Irrlicht is pretty limited when it comes to polygon culling. It's got the backface culling which is an old favourite, there's an oct tree implementation which is handy for dealing with large meshes, but apart from that, there's only a few different flavours of box clipping that apply to an entire object, basically comparing the area the camera can see with a box surrounding the object, and if they overlap, the object is drawn.

One of the properties of using an isometric camera, as I am in this project, is that it can't see the horizon, which means that there's no real need to use fancy 3D algorithms to hide objects. The camera's view is pretty much limited to a rectangle placed flat on the ground, which permitted me to get away with using a very simple 2D polygon culling algorithm.

This meant that I had to create my own rendering routine.

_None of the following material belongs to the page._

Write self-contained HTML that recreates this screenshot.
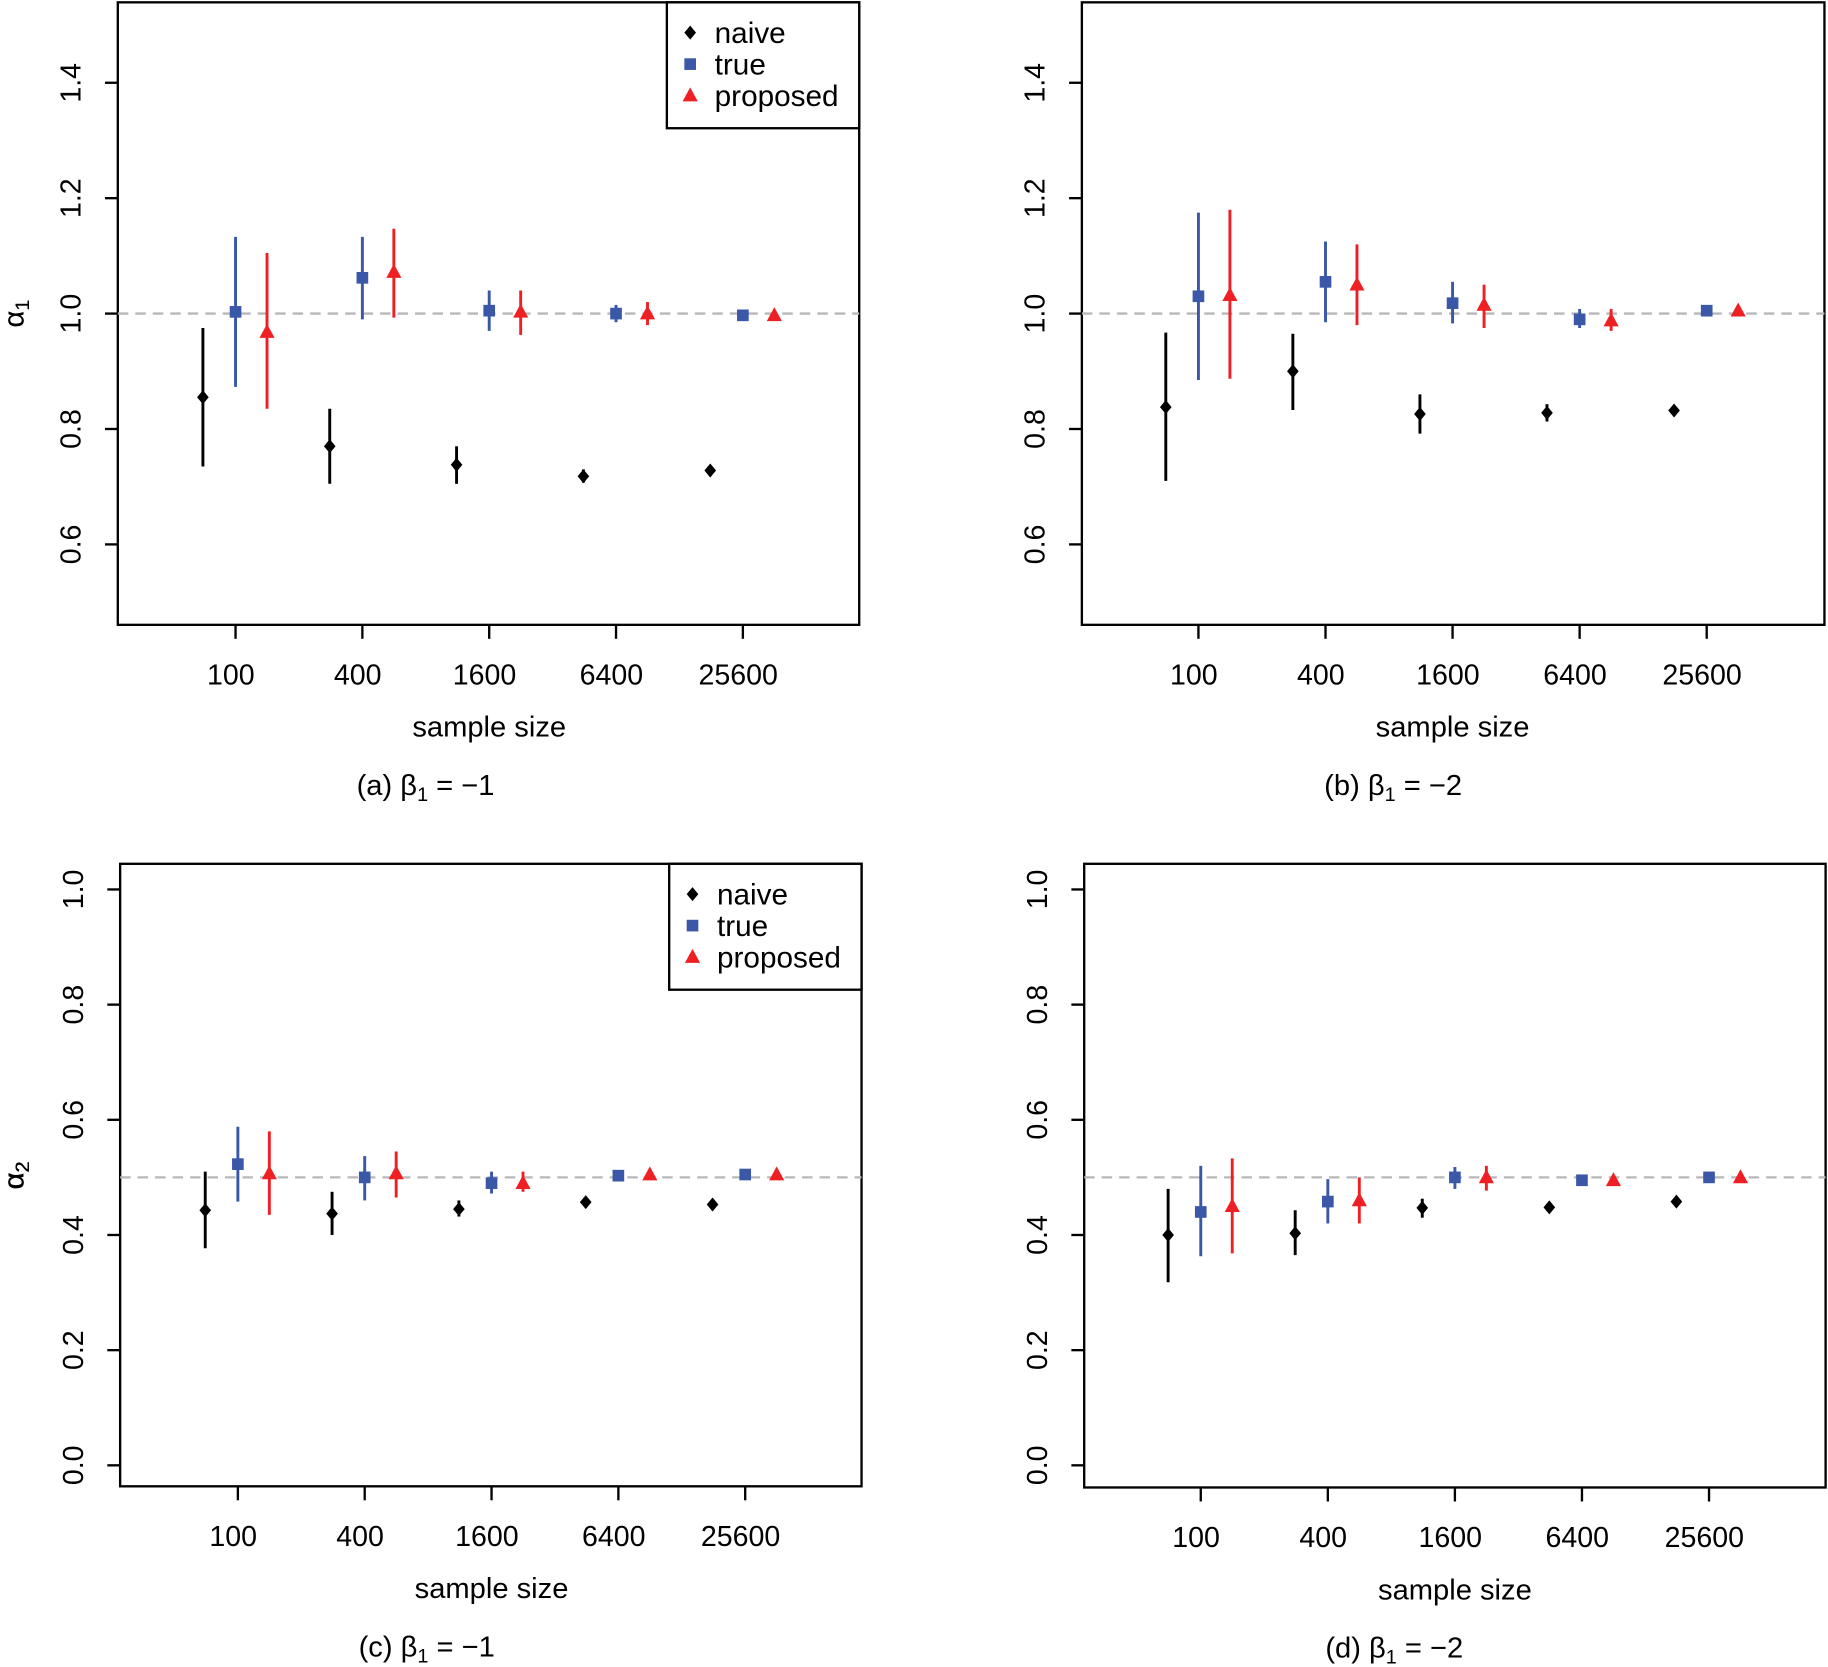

I achieved this by simply deriving a clone of  MeshSceneNode called OrthoMeshSceneNode, then making a few modifications to clip polygons before they are drawn:

1. Calculate the rectangular ground area that the camera can see
2. Examine each triangle in each mesh buffer to determine if the triangle overlaps the camera cube, ignoring the Y coordinate

Sounds simple... it's actually easier than that.

One of the more expensive parts (in terms of CPU use) of rendering a scene is calculating the transformation of every vertex in the scene, this means applying the translation, rotation and scaling of the object to all it's vertices to position it in the scene. Most of my scene is composed of fixed objects, buildings, terrain, roads, etc. I've already turned these into a couple of large meshes located at the origin (0, 0, 0). These meshes have no rotation or scaling applied, so the part of the process where these transformations are applied no longer needs to be done.

This saves a heap of CPU time, meaning that each triangle, ignoring the Y component, can be quickly and directly compared with the rectangle using just 2D math.

The end result is that a scene may contain tens of thousands of triangles, and yet maintain a frame rate in excess of 500 frames per second, quickly and easily culling 95%+ of the triangles from massive meshes, even on my mediocre hardware.

Camera tricks

You might have seen in screen shots from previous posts on this topic that I've been showing a zoomed out and close up view of the map. This is actually an easy trick to do using Irrlicht's orthographic camera matrix.

matrix4 matrix;
matrix.buildProjectionMatrixOrthoLH(zoom * screensize.Width, zoom * screensize.Height, near, far);
camera->setProjectionMatrix(matrix, true);

You can scale the area the camera sees by simply multiplying the width and height by a zoom factor. All I've done to achieve zooming is to alter the zoom factor using the mouse wheel, then update the camera by re-executing the above code.